No complaints from me about the process regarding my son’s experience. Could not be happier with where he was admitted and where he will be attending.
That said, I do not agree with some of the athletic preference, legacy and AA policies from a philosophical standpoint. And to muddy the waters even further, I don’t necessarily think they’re bad or should be eliminated, my issues are more in the ways that they are implemented and unintended consequences. Different issue than objecting to them because they hurt my kid - they haven’t.
But totally agree on being frustrated with people who think it’s all about stats, who overestimate their kid’s competitiveness or who believe their child is owed something. That’s all pretty silly.

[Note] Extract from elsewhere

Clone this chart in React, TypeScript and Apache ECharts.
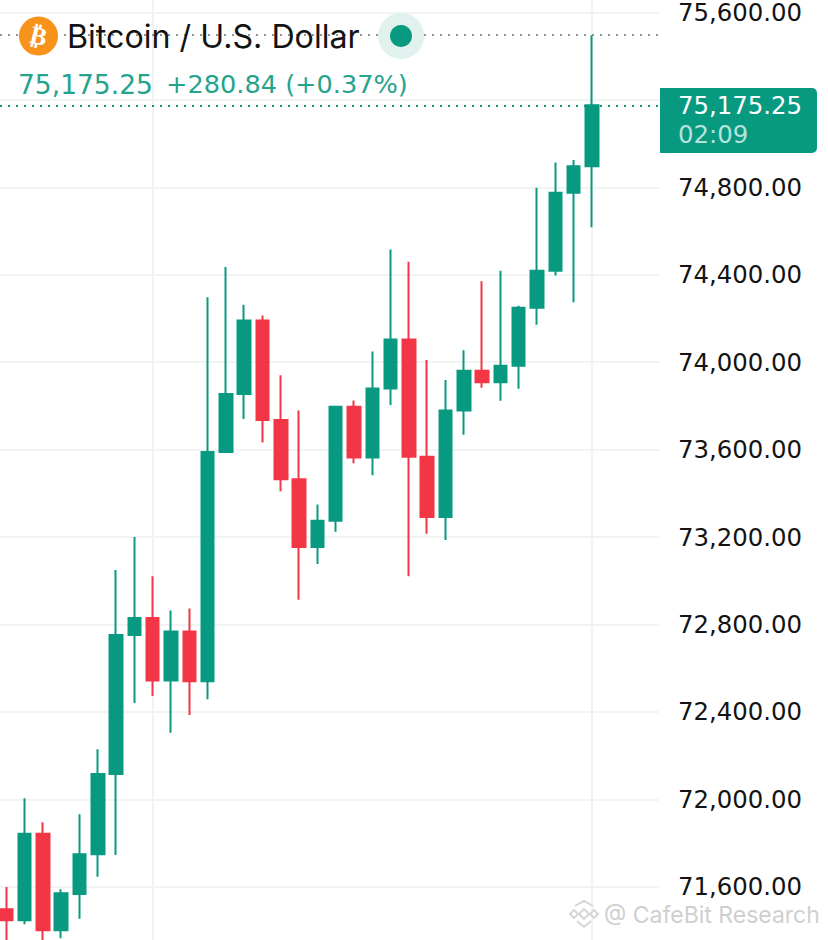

I agree that playing the victim card is offensive. Too many parents take the college application process personally and see it as some indictment on themselves when Junior doesn’t get accepted to wherever. Holistic admissions is pretty self-explanatory, but parents still feel wronged when their darling 1550/4.5 child gets denied. It’s baffling when people can’t understand that more qualified students than available spots equals the very good possibility that Junior may be on the chopping block. I don’t have much sympathy for parents or kids who feel entitled to anything. It’s perfectly understandable to be disappointed when you don’t get into a certain school, but it’s ridiculous to blame it on some “less deserving or qualified” person.
How do these parents react when Junior comes home and says the girl he asked to the prom said no? We all need to teach our kids that rejection is part of life that no one escapes, no matter how smart, wonderful, good looking, or hard working they happen to be.
Remember that Yale adcom who said something like (paraphrasing here) “we could take this year’s class, replace them completely with a whole new class out of this years applicants, and have just as strong a class, and we could do this several times over?” Whenever you’re looking at a <20% acceptance rate school, there is absolutely just pure luck involved in getting accepted. Once everything is equal and the schools have several times over more totally acceptable kids than they can accept, it’s luck.
The kids that do get in would benefit from counting their blessings as well. My D17 got into one of those low-acceptance rate schools, and we all know she got lucky along with having worked really hard in high school.
One of my kids went to a small private college prep HS in an affluent area.
One of her classmates in HS was not an academic superstar and did not take the most rigorous course offerings. In a HS like that, it’s noticeable.
This student was passionate about art and also passionate about helping others – maybe art therapy down the line.
This student was also URM and low income. She was accepted to a Top 20 with an amazing financial aid package.
My D filled me in on the reaction of the peanut gallery. I was shocked by the horrible, mean things some of the other kids (and their parents!) were saying about this student and the acceptance.
Midwest67, that’s when I hope the student knew enough to ignore them, in the full knowledge that he or she got in, and that’s all that really matters. The people saying those things weren’t likely to remain his or her friends past graduation anyway. I just hope they don’t run into the same attitudes on campus, though I know it’s quite possible.
Stats alone don’t mean a good app package, down through LoRs and interview. Nor do they mean a good essay. And a lit of kids who think their ECs are brilliant, to boot, have no way to compare. Then there’s the Why Us.